Ricordate le migliaia di lavoratori sospesi, perché non si erano vaccinati durante la pandemia Covid? I giudici non ebbero alcuna comprensione, a loro dire era giusto lasciarli a casa e senza stipendio. Nei confronti di chi fa uso di sostanze stupefacenti, invece, bisognerebbe avere un occhio di riguardo.
È quanto si evince dalla decisione della Corte di appello di Venezia, che ha rigettato il ricorso della società Veneziana energie risorse idriche territorio ambiente servizi (Veritas), contro una sentenza del giudice del lavoro del Tribunale di Venezia. Nell’ottobre del 2019, Anna Menegazzo aveva disposto la riammissione all’esercizio delle sue funzioni di un dipendente Veritas risultato più volte positivo, non al Covid, ma ai cannabinoidi.
Secondo i magistrati d’Appello Gianluca Alessio, Piero Leanza e Lorenzo Puccetti, il datore prima di sospendere un lavoratore dovrebbe «verificare la possibilità di assegnarlo ad altre mansioni» e questo è un «obbligo», perciò gli vanno pagati arretrati e spese.
La prestazione dell’uomo, operatore cimiteriale, «non può svolgersi in uno stato di non lucidità o di alterazione», contesta invece l’azienda, dal momento che il lavoratore utilizzava anche macchine operatrici ed era perciò sottoposto a test di controllo per l’accertamento delle condizioni di alcol dipendenza e tossicodipendenza previsto dall’accordo Stato-Regioni.

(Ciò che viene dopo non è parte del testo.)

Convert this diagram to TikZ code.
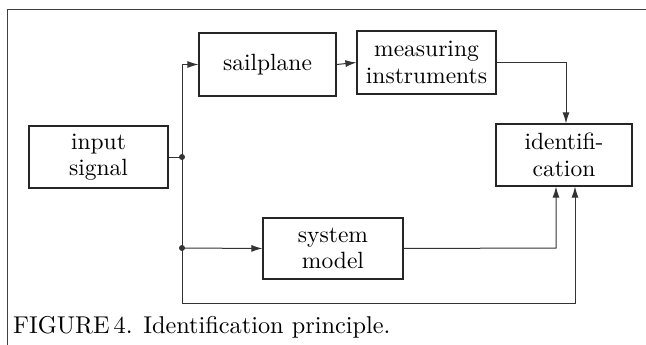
\documentclass[tikz,border=0pt]{standalone}
\usepackage{fontspec}
\setmainfont{lmroman10}[Extension=.otf,UprightFont=*-regular,BoldFont=*-bold,ItalicFont=*-italic,BoldItalicFont=*-bolditalic]
\usetikzlibrary{arrows.meta}
\begin{document}
\begin{tikzpicture}[x=1pt,y=-1pt,
  blk/.style={draw=black!85,line width=1.2pt,inner sep=0pt,align=center,
    font=\fontsize{23.5}{26.5}\selectfont},
  conn/.style={draw=black!80,line width=1pt},
  arr/.style={conn,-{Latex[length=11pt,width=7pt]}},
  dot/.style={circle,fill=black!80,inner sep=0pt,minimum size=6pt}]
\useasboundingbox (0,0) rectangle (646,345);
\fill[white] (0,0) rectangle (646,345);
\draw[black!75,line width=1pt] (7,345) -- (7,10) -- (646,10);
\node[blk,minimum width=139pt,minimum height=62pt] (inp) at (98.5,157) {input\\signal};
\node[blk,minimum width=137pt,minimum height=63pt] (sail) at (267.5,64.5) {sailplane};
\node[blk,minimum width=139pt,minimum height=63pt] (meas) at (426.5,62.5) {measuring\\instruments};
\node[blk,minimum width=136pt,minimum height=62pt] (ident) at (564,155) {identifi-\\cation};
\node[blk,minimum width=140pt,minimum height=61pt] (sys) at (333,248.5) {system\\model};
\node[dot] (j1) at (182,157) {};
\node[dot] (j2) at (182,248) {};
\coordinate (top) at (182,64.5);
\coordinate (bot) at (182,303);
\coordinate (br) at (575,303);
\coordinate (sr) at (556,248);
\coordinate (mr) at (566,62.5);
\draw[conn] (inp.east) -- (j1.center);
\draw[conn] (top) -- (bot);
\draw[arr] (top) -- (sail.west);
\draw[arr] (j2.center) -- (sys.west);
\draw[arr] (sail.east) -- (meas.west);
\draw[arr] (meas.east) -- (mr) -- (mr |- ident.north);
\draw[arr] (sys.east) -- (sr) -- (sr |- ident.south);
\draw[arr] (bot) -- (br) -- (br |- ident.south);
\node[anchor=base west,inner sep=0pt,font=\fontsize{24.3}{26}\selectfont] (cap) at (13,333) {FIGURE\,4. Identification principle.};
\end{tikzpicture}
\end{document}
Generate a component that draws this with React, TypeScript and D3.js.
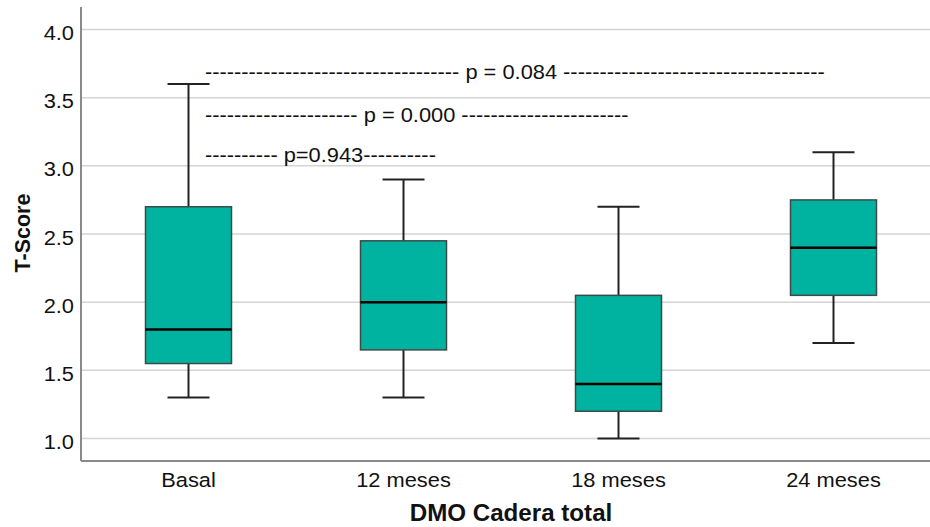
import React from "react";
import * as d3 from "d3";

// groups along the x axis
const categories = ["Basal", "12 meses", "18 meses", "24 meses"];
// box summaries
const mins = [1.3, 1.3, 1.0, 1.7];
const q1s = [1.55, 1.65, 1.2, 2.05];
const medians = [1.8, 2.0, 1.4, 2.4];
const q3s = [2.7, 2.45, 2.05, 2.75];
const maxs = [3.6, 2.9, 2.7, 3.1];

const yTicks = [1.0, 1.5, 2.0, 2.5, 3.0, 3.5, 4.0];

// p-value notes written with dashes, as in the original
const noteTexts = [
  "----------------------------------- p = 0.084 ------------------------------------",
  "--------------------- p = 0.000 -----------------------",
  "---------- p=0.943----------",
];
const noteLevels = [3.69, 3.37, 3.08];

const W = 930;
const H = 527;
const left = 81;
const bottom = 461;
const top = 7;

function SText({ x, y, anchor = "start", size = 19.5, sx = 1.12, weight = "normal", rotate = 0, children }: any) {
  return (
    <text
      transform={`translate(${x},${y}) rotate(${rotate}) scale(${sx},1)`}
      textAnchor={anchor}
      fontSize={size}
      fontWeight={weight}
      fontFamily="'Liberation Sans', Arial, sans-serif"
      fill="#111"
    >
      {children}
    </text>
  );
}

export default function App() {
  const x = d3.scaleBand().domain(categories).range([left, left + 4 * 215]).padding(0);
  const y = d3.scaleLinear().domain([0.835, 4.165]).range([bottom, top]);
  const boxW = 86;
  const capW = 42;

  return (
    <svg width={W} height={H} style={{ position: "absolute", left: 0, top: 0 }}>
      <rect width={W} height={H} fill="#fff" />
      {yTicks.map((t) => (
        <g key={t}>
          <line x1={left} x2={W} y1={y(t)} y2={y(t)} stroke="#d4d4d4" strokeWidth={1.5} />
          <SText x={74} y={y(t) + 10.5} anchor="end">{t.toFixed(1)}</SText>
        </g>
      ))}
      <line x1={left} x2={left} y1={top} y2={bottom} stroke="#8a8a8a" strokeWidth={2} />
      <line x1={left} x2={W} y1={bottom} y2={bottom} stroke="#8a8a8a" strokeWidth={2} />

      {categories.map((c, i) => {
        const cx = x(c)! + x.bandwidth() / 2;
        return (
          <g key={c}>
            <line x1={cx} x2={cx} y1={y(q3s[i])} y2={y(maxs[i])} stroke="#222" strokeWidth={2} />
            <line x1={cx} x2={cx} y1={y(q1s[i])} y2={y(mins[i])} stroke="#222" strokeWidth={2} />
            <line x1={cx - capW / 2} x2={cx + capW / 2} y1={y(maxs[i])} y2={y(maxs[i])} stroke="#222" strokeWidth={2} />
            <line x1={cx - capW / 2} x2={cx + capW / 2} y1={y(mins[i])} y2={y(mins[i])} stroke="#222" strokeWidth={2} />
            <rect
              x={cx - boxW / 2}
              y={y(q3s[i])}
              width={boxW}
              height={y(q1s[i]) - y(q3s[i])}
              fill="#00b2a0"
              stroke="#3d4a48"
              strokeWidth={1.5}
            />
            <line x1={cx - boxW / 2} x2={cx + boxW / 2} y1={y(medians[i])} y2={y(medians[i])} stroke="#000" strokeWidth={2.5} />
            <SText x={cx} y={486.5} anchor="middle">{c}</SText>
          </g>
        );
      })}

      {noteTexts.map((t, i) => (
        <SText key={i} x={205} y={y(noteLevels[i]) + 7}>{t}</SText>
      ))}

      <SText x={511} y={521} anchor="middle" size={23} sx={1.05} weight="bold">DMO Cadera total</SText>
      <SText x={30} y={233} anchor="middle" size={21.5} sx={1} weight="bold" rotate={-90}>T-Score</SText>
    </svg>
  );
}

La prima volta, risultato positivo, era stato messo in ferie e al suo rientro il medico l’aveva giudicato idoneo «ma non idoneo alla guida di mezzi», come è tenuto a fare un operaio polivalente. Al successivo controllo era di nuovo positivo ed era stato rimesso in ferie in attesa di un nuovo accertamento. I giudici d’Appello contestarono la scelta aziendale, Veritas avrebbe dovuto verificare «la possibilità di mantenere il lavoratore in servizio con mansioni equivalenti».
Avete mai letto decisioni simili nei confronti di quanti venivano sospesi da aziende sanitarie o da istituti scolastici, da comandi militari, perché non in regola con le vaccinazioni anti Covid? «Nel caso di specie, a fronte della richiesta del lavoratore di essere assegnato ad altre mansioni compatibili con l’accertata inidoneità parziale e temporanea, Veritas spa non ha offerto la prova dell’impossibilità di adibire […] a mansioni (anche diverse persino inferiori) compatibili con il suo stato di salute», obbietta il presidente della sezione lavoro della Corte d’Appello, Gianluca Alessio.

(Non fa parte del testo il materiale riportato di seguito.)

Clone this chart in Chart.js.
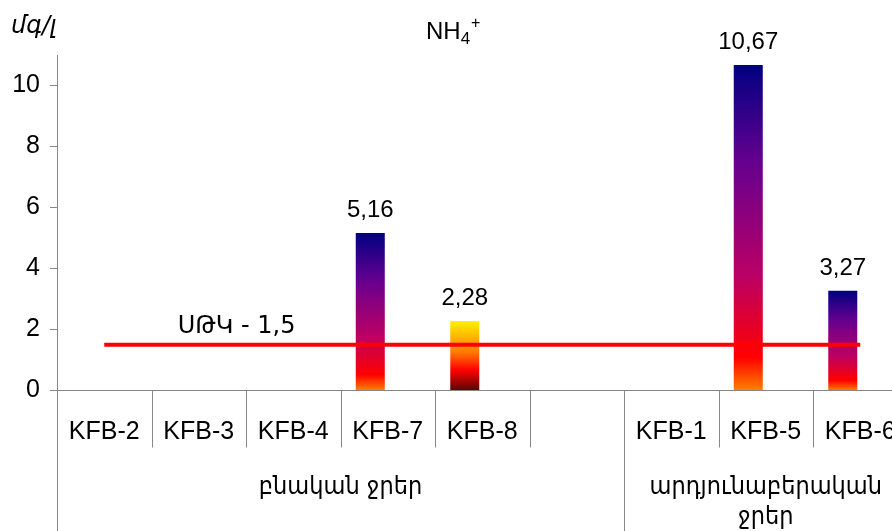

Le scrivanie dei giudici dovrebbero crollare, sotto il peso dei faldoni di cause inutilmente tentate da dipendenti non vaccinati, lasciati senza occupazione e privati della possibilità di rendersi utili in settori non a diretto contatto con il pubblico. «L’inidoneità di un operatore polivalente non può obbligare una società a rivedere la propria organizzazione», osservano Andrea Bortoluzzi e Marta Molesini dello studio Toffoletto De Luca Tamajo, legali di Veritas che ricorrerà in Cassazione. «Stiamo parlando di un lavoratore nel servizio pubblico, che ha assunto volontariamente sostante stupefacenti, eppure si sostiene che non doveva subire conseguenze».
I giudici d’Appello hanno un occhio di tutto riguardo per l’operaio che si faceva le «canne», perché arrivano a mettere in discussione la sicurezza tanto invocata durante la pandemia. La questione «della finalità preventiva della sospensione cautelare dal servizio», sostenuta da Veritas «in relazione alle esigenze di tutela della salute del lavoratore e dei terzi», sarebbe «enfatizzata».